# Data shown
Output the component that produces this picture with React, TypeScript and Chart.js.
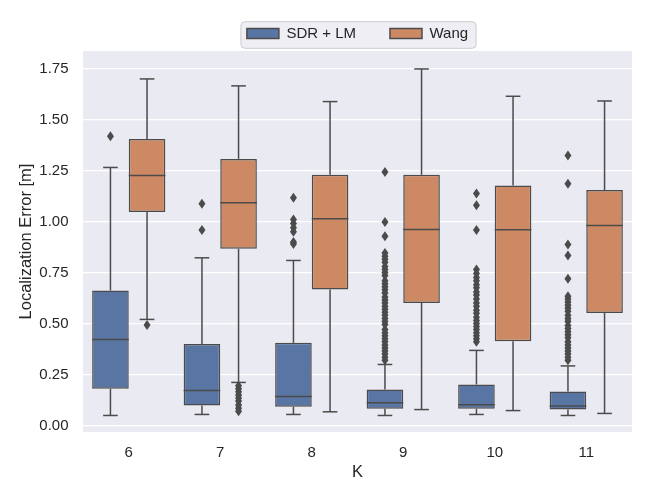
import { useEffect, useRef } from 'react'
import { Chart, registerables } from 'chart.js'

Chart.register(...registerables)

const K_LABELS = ['6', '7', '8', '9', '10', '11']
const Y_TICKS = [0, 0.25, 0.5, 0.75, 1.0, 1.25, 1.5, 1.75]

// SDR + LM box stats per K
const SDR_LO = [0.049, 0.054, 0.054, 0.049, 0.054, 0.049]
const SDR_Q1 = [0.180, 0.098, 0.092, 0.082, 0.082, 0.078]
const SDR_MED = [0.421, 0.172, 0.142, 0.111, 0.101, 0.095]
const SDR_Q3 = [0.662, 0.400, 0.405, 0.176, 0.201, 0.167]
const SDR_HI = [1.265, 0.822, 0.809, 0.299, 0.368, 0.292]

// Wang box stats per K
const WANG_LO = [0.520, 0.211, 0.067, 0.078, 0.073, 0.059]
const WANG_Q1 = [1.047, 0.866, 0.667, 0.601, 0.413, 0.552]
const WANG_MED = [1.225, 1.092, 1.013, 0.961, 0.959, 0.980]
const WANG_Q3 = [1.405, 1.307, 1.229, 1.229, 1.176, 1.154]
const WANG_HI = [1.699, 1.665, 1.588, 1.748, 1.614, 1.591]

const SDR_OUTLIERS = [
  [1.418],
  [1.087, 0.958],
  [1.116, 1.01, 0.99, 0.97, 0.95, 0.90, 0.89],
  [1.243, 0.998, 0.928, 0.846, 0.83, 0.815, 0.80, 0.78, 0.765, 0.75, 0.735, 0.71, 0.695, 0.68, 0.665, 0.65,
    0.63, 0.615, 0.60, 0.585, 0.57, 0.555, 0.54, 0.525, 0.51, 0.495, 0.47, 0.455, 0.44, 0.425, 0.41, 0.395,
    0.38, 0.365, 0.35, 0.335, 0.32],
  [1.137, 1.08, 0.958, 0.765, 0.745, 0.725, 0.71, 0.69, 0.675, 0.655, 0.64, 0.62, 0.60, 0.585, 0.565, 0.55,
    0.53, 0.515, 0.50, 0.485, 0.47, 0.455, 0.44, 0.425, 0.41],
  [1.324, 1.185, 0.887, 0.833, 0.719, 0.634, 0.62, 0.605, 0.59, 0.575, 0.56, 0.54, 0.525, 0.51, 0.49, 0.475,
    0.46, 0.445, 0.43, 0.41, 0.395, 0.38, 0.365, 0.35, 0.335, 0.32],
]
const WANG_OUTLIERS = [
  [0.492],
  [0.195, 0.18, 0.165, 0.15, 0.135, 0.12, 0.10, 0.085, 0.07],
  [],
  [],
  [],
  [],
]

const BLUE = '#5875a3'
const ORANGE = '#cc8963'
const LINE = '#4b4b4b'
const TEXT = '#262626'
const FONT = "'Liberation Sans', Arial, sans-serif"

// whiskers, caps, medians and fliers on top of the floating-bar boxes
const boxParts = {
  id: 'boxParts',
  beforeDraw(chart: any) {
    const { ctx, chartArea: a } = chart
    ctx.save()
    ctx.fillStyle = '#eaeaf2'
    ctx.fillRect(a.left, a.top, a.width, a.height)
    const lg = chart.legend
    if (lg && lg.lineWidths) {
      const pad = lg.options.labels.padding
      const start = (lg.left + lg.right + pad - lg.lineWidths[0]) / 2
      const end = start + lg.lineWidths[0] - pad
      const cy = lg.top + pad + 7.5
      ctx.beginPath()
      if (ctx.roundRect) ctx.roundRect(start - 6, cy - 11.8, end - start + 14, 26.6, 4)
      else ctx.rect(start - 6, cy - 11.8, end - start + 14, 26.6)
      ctx.fillStyle = '#eeeef4'
      ctx.fill()
      ctx.strokeStyle = '#cccccc'
      ctx.lineWidth = 1
      ctx.stroke()
    }
    ctx.restore()
  },
  afterDatasetsDraw(chart: any) {
    const { ctx } = chart
    const y = chart.scales.y
    const groups = [
      [SDR_LO, SDR_MED, SDR_HI, SDR_Q1, SDR_Q3, SDR_OUTLIERS],
      [WANG_LO, WANG_MED, WANG_HI, WANG_Q1, WANG_Q3, WANG_OUTLIERS],
    ] as any[]
    ctx.save()
    ctx.strokeStyle = LINE
    ctx.fillStyle = LINE
    ctx.lineWidth = 1.5
    const line = (x1: number, y1: number, x2: number, y2: number) => {
      ctx.beginPath()
      ctx.moveTo(x1, y1)
      ctx.lineTo(x2, y2)
      ctx.stroke()
    }
    groups.forEach(([lo, med, hi, q1, q3, fliers], d) => {
      const meta = chart.getDatasetMeta(d)
      meta.data.forEach((bar: any, i: number) => {
        const x = bar.x
        const w = bar.width
        const cap = w * 0.2
        line(x, y.getPixelForValue(q3[i]), x, y.getPixelForValue(hi[i]))
        line(x, y.getPixelForValue(q1[i]), x, y.getPixelForValue(lo[i]))
        line(x - cap, y.getPixelForValue(hi[i]), x + cap, y.getPixelForValue(hi[i]))
        line(x - cap, y.getPixelForValue(lo[i]), x + cap, y.getPixelForValue(lo[i]))
        line(x - w / 2, y.getPixelForValue(med[i]), x + w / 2, y.getPixelForValue(med[i]))
        fliers[i].forEach((v: number) => {
          const py = y.getPixelForValue(v)
          ctx.beginPath()
          ctx.moveTo(x, py - 5)
          ctx.lineTo(x + 3.5, py)
          ctx.lineTo(x, py + 5)
          ctx.lineTo(x - 3.5, py)
          ctx.closePath()
          ctx.fill()
        })
      })
    })
    ctx.restore()
  },
}

export default function App() {
  const canvasRef = useRef<HTMLCanvasElement>(null)

  useEffect(() => {
    document.body.style.margin = '0'
    if (!canvasRef.current) return

    const chart = new Chart(canvasRef.current, {
      type: 'bar',
      data: {
        labels: K_LABELS,
        datasets: [
          {
            label: 'SDR + LM',
            data: SDR_Q1.map((q, i) => [q, SDR_Q3[i]]),
            backgroundColor: BLUE,
            borderColor: LINE,
            borderWidth: 1.5,
            borderSkipped: false,
            categoryPercentage: 0.8,
            barPercentage: 1,
          },
          {
            label: 'Wang',
            data: WANG_Q1.map((q, i) => [q, WANG_Q3[i]]),
            backgroundColor: ORANGE,
            borderColor: LINE,
            borderWidth: 1.5,
            borderSkipped: false,
            categoryPercentage: 0.8,
            barPercentage: 1,
          },
        ],
      },
      options: {
        responsive: false,
        animation: false,
        layout: { padding: { top: -8, right: 18, bottom: 0, left: 0 } },
        plugins: {
          tooltip: { enabled: false },
          legend: {
            position: 'top',
            fullSize: false,
            labels: {
              boxWidth: 32,
              boxHeight: 10,
              padding: 34,
              color: TEXT,
              font: { family: FONT, size: 15 },
            },
          },
        },
        scales: {
          x: {
            grid: { display: false },
            border: { display: false },
            ticks: { color: TEXT, font: { family: FONT, size: 15 }, padding: 4 },
            title: { display: true, text: 'K', color: TEXT, font: { family: FONT, size: 16.5 }, padding: { top: 0, bottom: 17.5 } },
            afterFit: s => { s.height = 68 },
          },
          y: {
            min: -0.032,
            max: 1.836,
            afterBuildTicks: s => { s.ticks = Y_TICKS.map(v => ({ value: v })) },
            grid: { color: '#ffffff', lineWidth: 1.3, drawTicks: false },
            border: { display: false },
            ticks: {
              color: TEXT,
              font: { family: FONT, size: 15 },
              padding: 14.5,
              callback: v => Number(v).toFixed(2),
            },
            title: {
              display: true,
              text: 'Localization Error [m]',
              color: TEXT,
              font: { family: FONT, size: 16.5 },
              padding: { top: 16.4, bottom: 0 },
            },
            afterFit: s => { s.width = 83 },
          },
        },
      },
      plugins: [boxParts],
    })
    return () => chart.destroy()
  }, [])

  return <canvas ref={canvasRef} width={650} height={500} />
}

# Exercise description
Your task is to return the lines above, from the first one up to and including the line containing "const WANG_HI = [1.699, 1.665, 1.588, 1.748, 1.614, 1.591]", minus any pictures.

# Task response
Output the component that produces this picture with React, TypeScript and Chart.js.
import { useEffect, useRef } from 'react'
import { Chart, registerables } from 'chart.js'

Chart.register(...registerables)

const K_LABELS = ['6', '7', '8', '9', '10', '11']
const Y_TICKS = [0, 0.25, 0.5, 0.75, 1.0, 1.25, 1.5, 1.75]

// SDR + LM box stats per K
const SDR_LO = [0.049, 0.054, 0.054, 0.049, 0.054, 0.049]
const SDR_Q1 = [0.180, 0.098, 0.092, 0.082, 0.082, 0.078]
const SDR_MED = [0.421, 0.172, 0.142, 0.111, 0.101, 0.095]
const SDR_Q3 = [0.662, 0.400, 0.405, 0.176, 0.201, 0.167]
const SDR_HI = [1.265, 0.822, 0.809, 0.299, 0.368, 0.292]

// Wang box stats per K
const WANG_LO = [0.520, 0.211, 0.067, 0.078, 0.073, 0.059]
const WANG_Q1 = [1.047, 0.866, 0.667, 0.601, 0.413, 0.552]
const WANG_MED = [1.225, 1.092, 1.013, 0.961, 0.959, 0.980]
const WANG_Q3 = [1.405, 1.307, 1.229, 1.229, 1.176, 1.154]
const WANG_HI = [1.699, 1.665, 1.588, 1.748, 1.614, 1.591]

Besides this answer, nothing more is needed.